Editor:
Shoplifting is not something new to retail stores owners. Usually it is done clandestinely, from time to time, and is treated as a small income loss.
However, since the onset of the COVID-19 pandemic crisis, which roughly started over three years ago, shoplifting in different stores in our city, but particularly targeting Walgreens stores, has become rampant.
Shamelessly, these occurrences have been executed in daylight, for several years, mostly, but not only, by homeless folks, while employees and customers alike were watching helplessly how the store's merchandise was stolen repeatedly from the shelves, quickly being stuffed in the shoplifters' bags, jackets, baskets or carts.
Those preyed-upon stores became a haven for opportunists who have become brazen in their actions, ignoring the employees' verbal admonitions.
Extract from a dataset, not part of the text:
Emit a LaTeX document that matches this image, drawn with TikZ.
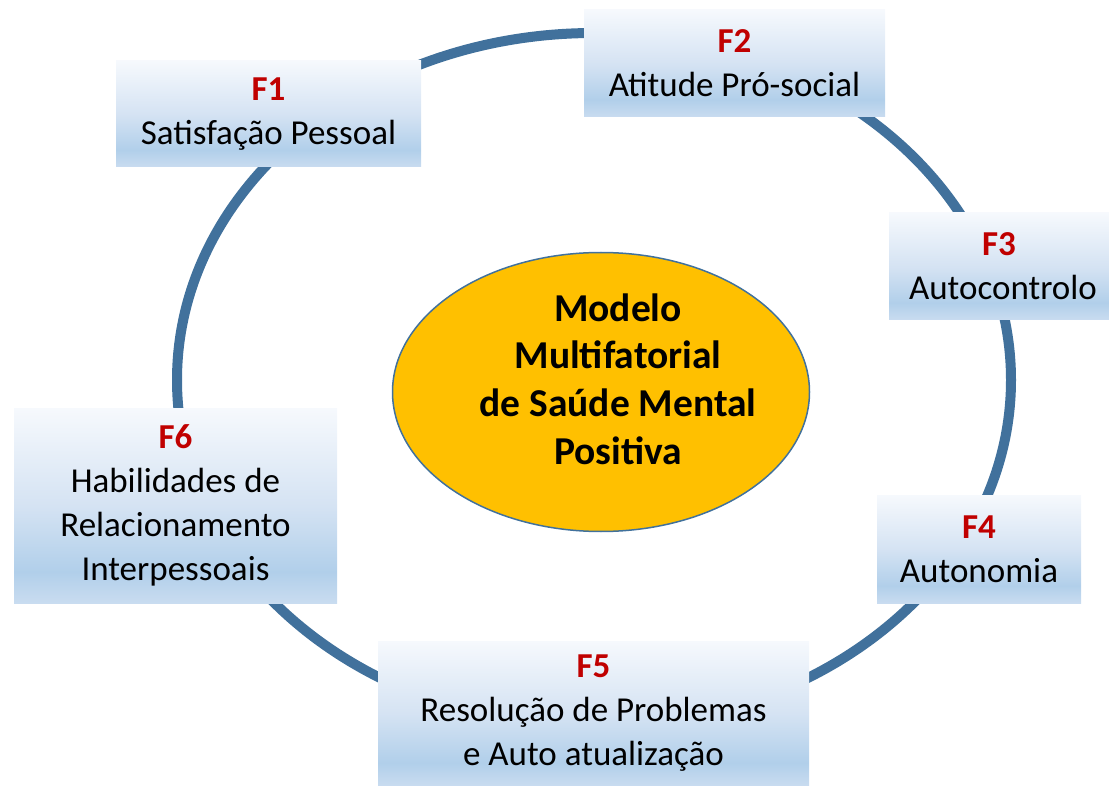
\documentclass[tikz,border=0pt]{standalone}
\usepackage{fontspec}
\setmainfont{Carlito}
\usetikzlibrary{shapes.geometric}

\definecolor{ringblue}{HTML}{41719C}
\definecolor{facred}{HTML}{C00000}
\definecolor{centergold}{HTML}{FFC000}
\definecolor{boxtop}{HTML}{F6F9FD}
\definecolor{boxmid}{HTML}{D5E3F3}
\definecolor{boxlow}{HTML}{B1CFEA}
\definecolor{boxbot}{HTML}{C9DCF0}
\pgfdeclareverticalshading{boxfade}{100bp}{color(0bp)=(boxbot); color(25bp)=(boxbot); color(33bp)=(boxlow); color(50bp)=(boxmid); color(75bp)=(boxtop); color(100bp)=(boxtop)}

\newcommand{\fatorlabel}[1]{\textcolor{facred}{\textbf{#1}}}

\tikzset{
	factor/.style={shading=boxfade, align=center, inner sep=0pt,
		font=\fontsize{35}{44}\selectfont},
	centre/.style={ellipse, draw=ringblue, line width=1.5pt, fill=centergold,
		inner sep=0pt},
}

\begin{document}
\begin{tikzpicture}[x=1pt,y=-1pt]
	\useasboundingbox (0,0) rectangle (1109,786);
	
	%ring
	\draw[ringblue, line width=10pt] (594,380) ellipse [x radius=417, y radius=347];
	
	%centre
	\node[centre, minimum width=417pt, minimum height=279pt] (centro) at (601,392) {};
	\node[align=center, inner sep=0pt, font=\fontsize{39.5}{47.7}\selectfont\bfseries] (modelo) at (618,379)
		{Modelo\\Multifatorial\\de Saúde Mental\\Positiva};
	
	%factors
	\node[factor, minimum width=305pt, minimum height=106pt] (f1) at (268.5,114)
		{\fatorlabel{F1}\\Satisfação Pessoal};
	\node[factor, minimum width=301pt, minimum height=107pt] (f2) at (734.5,63.5)
		{\fatorlabel{F2}\\Atitude Pró-social};
	\node[factor, minimum width=220pt, minimum height=107pt] (f3) at (999,266.5)
		{\fatorlabel{F3}\\\hspace*{8pt}Autocontrolo};
	\node[factor, minimum width=204pt, minimum height=108pt] (f4) at (979,549)
		{\fatorlabel{F4}\\Autonomia};
	\node[factor, minimum width=431pt, minimum height=145pt] (f5) at (593.5,713.5)
		{\fatorlabel{F5}\\Resolução de Problemas\\e Auto atualização};
	\node[factor, minimum width=323pt, minimum height=195pt] (f6) at (175.5,505.5)
		{\fatorlabel{F6}\\Habilidades de\\Relacionamento\\Interpessoais};
\end{tikzpicture}
\end{document}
In fact, this was all the employees could do – they were not permitted, by city laws, to stop the stealing by using any physical force to oust the thieves from their workplace.
Employees who have spoken with me, told me that dialing 9-1-1 for help, in most cases proved futile. By the time a policeman showed up, the thieves were gone.
Some stores hired security guards for protection, believing that their presence will scare off intruders. Unfortunately, the security service couldn't stop the agonizing situation because security guards, by law, are not allowed to physically interfere with criminal acts. Using security services also added a financial burden for employers.
If no creative solutions will be enacted soon to curtail this growing trend of bold, open shoplifting in our essential stores, more owners will be forced to close their businesses, realizing that, paradoxically, the shoplifters have gotten the upper hand, as if they own their stores.